23 December 2007

Recessions and the SP 500

Paul Kasriel's latest reading of his proprietary tea leaves (a blend known as the Kasriel Recession Warning Indicator) estimates the current probability of a recession in the US economy at 65%. As the chart shows, once his KRWI reaches this critical level its a strong probability that we will see an economic recession call by the National Bureau of Economic Research (NBER). Even the period following the tech wreck of 2000 eventually read out a formal recession, although the financial engineering of the Fed and federal friends did block the traditional back to back quarters of economic contraction, as the inflation reading is subtracted from the nominal GDP number to develop real GDP. Hard as it may be to believe, the government has simply changed the rules of the game for measuring price inflation in the US, and considerably enough that what used to be a recession may no longer be called one. Changing the rules of the game is a traditional method of the privileged and elite in achieving their goals.

We give a lot of credibility to Paul Kasriel in general, as a classic macro economist who seems unaffected by the dark pollution of biased thought that corporatism has brought to an already dismal and confounding science.

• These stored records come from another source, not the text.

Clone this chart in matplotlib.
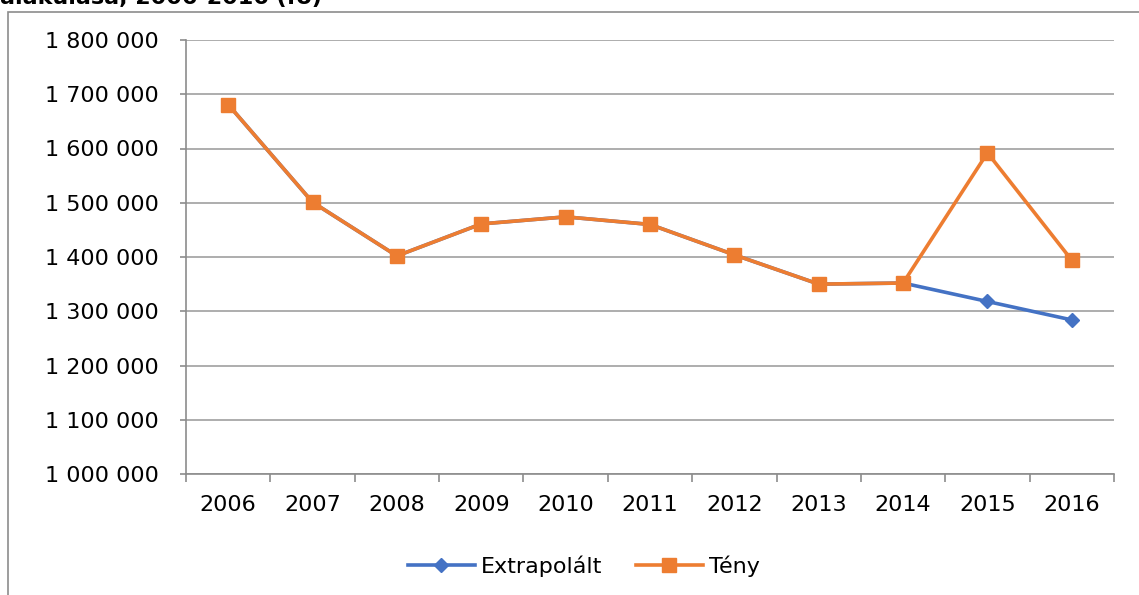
import matplotlib.pyplot as plt
from matplotlib.patches import Rectangle
from matplotlib.ticker import FuncFormatter

plt.rcParams['font.family'] = ['DejaVu Sans']

years = ['2006', '2007', '2008', '2009', '2010', '2011', '2012', '2013', '2014', '2015', '2016']
extrapolalt = [1681000, 1501000, 1402000, 1461000, 1474000, 1460000, 1404000, 1350000, 1352000, 1318000, 1284000]
teny = [1681000, 1501000, 1402000, 1461000, 1474000, 1460000, 1404000, 1350000, 1352000, 1592000, 1394000]

blue = '#4472C4'
orange = '#ED7D31'

fig = plt.figure(figsize=(11.39, 5.95), dpi=100)
W, H = 1139, 595
ax = fig.add_axes([186 / W, 1 - 474 / H, (1114 - 186) / W, (474 - 40) / H])

x = list(range(len(years)))
ax.plot(x, extrapolalt, color=blue, lw=2.6, marker='D', ms=7, label='Extrapolált', zorder=3)
ax.plot(x, teny, color=orange, lw=2.6, marker='s', ms=10, label='Tény', zorder=4)

ax.set_xlim(-0.5, len(years) - 0.5)
ax.set_ylim(1000000, 1800000)
ax.set_yticks(range(1000000, 1800001, 100000))
ax.yaxis.set_major_formatter(FuncFormatter(lambda v, p: f'{int(v):,}'.replace(',', ' ')))
ax.set_xticks(x)
ax.set_xticklabels(years)
ax.set_xticks([i - 0.5 for i in range(len(years) + 1)], minor=True)
ax.tick_params(axis='x', which='major', length=0, pad=15, labelsize=16)
ax.tick_params(axis='x', which='minor', length=6, color='#8c8c8c', width=1.2, direction='out')
ax.tick_params(axis='y', length=4.5, color='#8c8c8c', width=1.2, pad=15, labelsize=16)

ax.grid(axis='y', color='#a0a0a0', lw=1.2)
ax.set_axisbelow(True)
for s in ['top', 'right']:
    ax.spines[s].set_visible(False)
for s in ['left', 'bottom']:
    ax.spines[s].set_color('#8c8c8c')
    ax.spines[s].set_linewidth(1.2)

leg = fig.legend(loc='center', bbox_to_anchor=(584 / W, 1 - 566 / H), ncol=2, frameon=False,
                 fontsize=16, handlelength=3, columnspacing=1.5, handletextpad=0.3)

# chart area frame, cut off at the right and bottom
fig.patches.append(Rectangle((8 / W, -0.1), 1.2, 1 - 12 / H + 0.1, transform=fig.transFigure,
                             fill=False, edgecolor='#8c8c8c', lw=1.2, clip_on=False))

fig.text(0, 1 - 4 / H, 'alakulása, 2006-2016 (fő)', fontsize=16, fontweight='bold',
         va='baseline', ha='left')

fig.savefig('out.png', dpi=100)
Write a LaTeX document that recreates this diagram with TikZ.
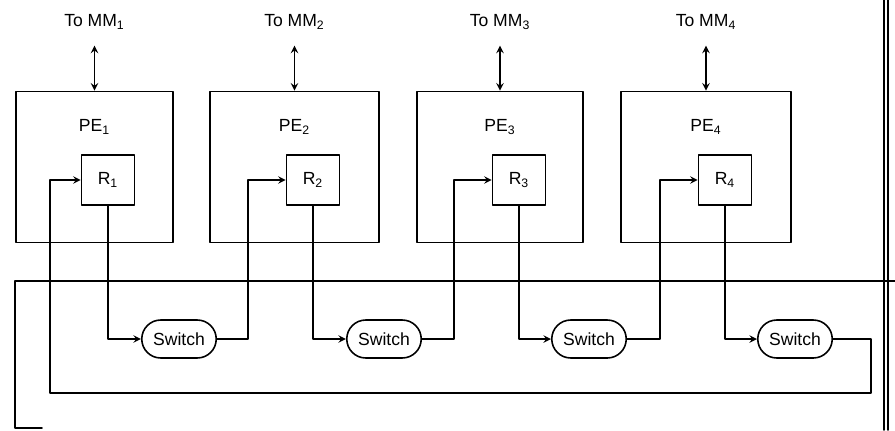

The Leading Economic Indicators (LEI) are already calling out recession, and as you know, the classic inversion of the Yield Curve (Ten Year Treasury Yield - Effective Fed Funds Rate) is still negative as of the Fed's official numbers last week.


So it bothers us quite a bit that the stock market, that great discounter of the future and unerringly efficient prognosticator of economic things yet unseen, is presumed to be rallying back to new all time highs, even if only on a nominal level, not accounting for inflation. We show the SP deflated by gold in this chart, and as you can see, the rebound in US stocks is a bit of a mirage. If the bad times are when the tide goes out and shows who's naked, then inflation is the hurricane storm surge that pushes the waters back in, to provide cover for those au naturel.

By the way, the perception of inflation, or inflation expectations, is not incidental, but rather is absolutely key to the kind of financial engineering that neo-Keynesian economists that infest the Fed and Treasury wish to embrace as the ripe fruits of a fiat monetary system. Don't think for one minute that what is happening with M3, CPI revisions, etc. are a mere coincidence. Its all about control of the many by the few, after all.

So what about the stock market? We decided to try and plot out Kasriel's indicator of recessions against the SP 500. Since the nominal SP is also a trend child of inflation, we wanted to get a measure of SP that tends to take out the inflationary trend, and show us the purer wiggles that stocks make in response to the anticipation of economic variations.

If in fact we are on the verge of a recession, the SP500 will likely be in the process of making a top. We might see another push higher by the broad stock indices in response to the unprecedented monetary stimulus being applied by the banks. But even with this latest phase in the financial engineering experienment currently in progress, within the next two months we should see a confirming signal from the equity markets that the economy is turning lower in real terms AND has started contracting, even if the current set of official economic measures say otherwise.

We underestimated the Fed and their banker buddies in the great reflation of 2003-2004, finally catching on to the game after some painful soul searching and genuine confusion. The July 2004 working paper from Small and Close of the Fed, which basically tried to set some boundaries in how far the Fed could go in monetizing things non-traditional was a good clue, well before the infamous speech about the Fed's printing press that gave Helicopter Ben his sobriquet.

So we will strive to not be fooled again, and keep an open mind that the fighting of the housing bubble and massive credit fraud by the banks could have a short term second order effect of inflating the stock markets, along with most other commodities, especially gold and oil. One thing we are certain is that the next twelve months may be among the most interesting we have seen, and can only wonder what we all might be saying about things at this time next year.